Nat. Commun. 8, 1916 (2017)

Solder joints in electronic systems endure high current densities, mechanical loading and thermal cycling. Over time, these stresses can lead to failure due to electromigration, thermomigration, thermal fatigue or mechanical fatigue. For solder joints based on β-tin, which has a tetragonal crystal structure, the failure modes are strongly correlated to different grain orientations. In general, solder joints occur with a wide distribution of crystal orientations and as a result their robustness against certain failure modes is often random. Zhaolong Ma, Christopher Gourlay and colleagues at Imperial College London and the Nihon Superior Company have now developed an approach to control the orientation of β-tin solder joints and to design joints that can mitigate specific failure modes.

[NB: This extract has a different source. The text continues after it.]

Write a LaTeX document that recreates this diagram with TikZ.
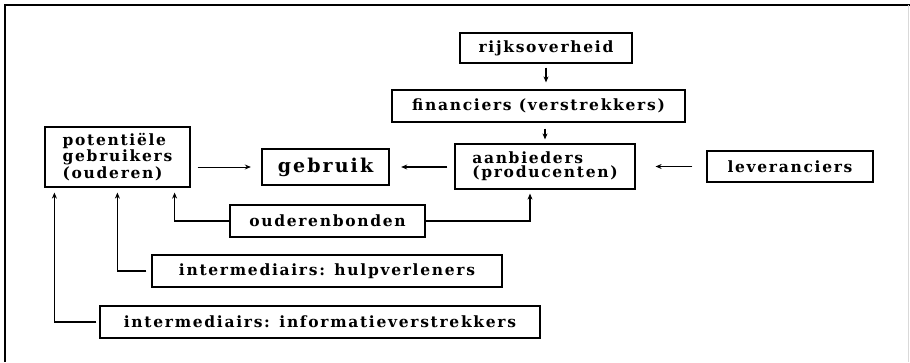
\documentclass[tikz,border=0pt]{standalone}
\usepackage{fontspec}
\newfontfamily\boxfont[LetterSpace=11]{DejaVu Serif}
\usetikzlibrary{arrows.meta}

\tikzset{
  box/.style={draw=drawColor,line width=1.2pt,inner sep=0pt,align=left,
    font=\boxfont\bfseries\fontsize{15.5}{14}\selectfont},
  mainbox/.style={box,line width=2.4pt,font=\boxfont\bfseries\fontsize{19}{20}\selectfont},
  flow/.style={draw=drawColor,line width=1.4pt,-{Stealth[length=6pt,width=5pt]}},
}

\begin{document}
\begin{tikzpicture}[x=1pt,y=1pt]
\definecolor{fillColor}{RGB}{255,255,255}
\definecolor{drawColor}{RGB}{0,0,0}
\definecolor{edgeColor}{gray}{0.85}
\path[use as bounding box,fill=fillColor] (0,0) rectangle (910.00,362.00);

% frame
\path[draw=drawColor,line width= 1.6pt] (  5.00,  0.00) -- (  5.00,357.00) -- (910.00,357.00);
\path[draw=edgeColor,line width= 0.6pt] (908.50,357.00) -- (908.50,  0.00);

% boxes
\node[box,minimum width=172pt,minimum height=30pt] (rijks) at (546.00,314.00) {rijksoverheid};
\node[box,minimum width=293pt,minimum height=32pt] (fin) at (538.50,256.00) {financiers (verstrekkers)};
\node[box,minimum width=180pt,minimum height=45pt] (aanb) at (545.00,195.50) {aanbieders\\(producenten)};
\node[box,minimum width=166pt,minimum height=31pt] (lever) at (790.00,195.50) {leveranciers};
\node[mainbox,minimum width=127pt,minimum height=36pt] (gebruik) at (325.50,195.00) {gebruik};
\node[box,minimum width=145pt,minimum height=60pt] (pot) at (117.50,205.00) {potentiële\\gebruikers\\(ouderen)};
\node[box,minimum width=195pt,minimum height=32pt] (ouder) at (327.50,141.00) {ouderenbonden};
\node[box,minimum width=350pt,minimum height=32pt] (hulp) at (327.00, 91.00) {intermediairs: hulpverleners};
\node[box,minimum width=440pt,minimum height=32pt] (info) at (320.00, 40.00) {intermediairs: informatieverstrekkers};

% arrows
\path[flow,shorten <=4pt,shorten >=7pt] (rijks.south) -- (rijks.south |- fin.north);
\path[flow,shorten <=6pt,shorten >=4pt] (aanb.north |- fin.south) -- (aanb.north);
\path[flow,shorten <=14pt,shorten >=20pt] (lever.west) -- (aanb.east);
\path[flow,shorten <=7pt,shorten >=11pt] (aanb.west |- gebruik.east) -- (gebruik.east);
\path[flow,line width=0.9pt,shorten <=7pt,shorten >=10pt] (pot.east |- gebruik.west) -- (gebruik.west);
\path[flow,shorten >=5pt] (ouder.west) -| ([xshift=-16pt]pot.south east);
\path[flow,shorten >=4pt] (ouder.east) -| ([xshift=-15pt]aanb.south);
\path[flow,shorten <=5pt,shorten >=5pt] (hulp.west) -| ([xshift=73pt]pot.south west);
\path[flow,shorten <=3pt,shorten >=5pt] (info.west) -| ([xshift=10pt]pot.south west);
\end{tikzpicture}
\end{document}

Credit: Macmillan Publishers Ltd

The researchers controlled the orientation of the joints by regulating the nucleation event, which is largely governed by the choice of seed crystal. They selected, in particular, metal stannide seed crystals that had an appropriate lattice match to β-tin: PtSn4, αCoSn3 and βIrSn4. Then, in order to study the nucleation under cooling, and subsequently determine the orientation relationships, droplets of tin were solidified on the facets of the different stannide crystals. Finally, Ma and colleagues used their nucleation approach to create ball grid array solder joints that had a well-defined β-tin microstructure and grain orientation.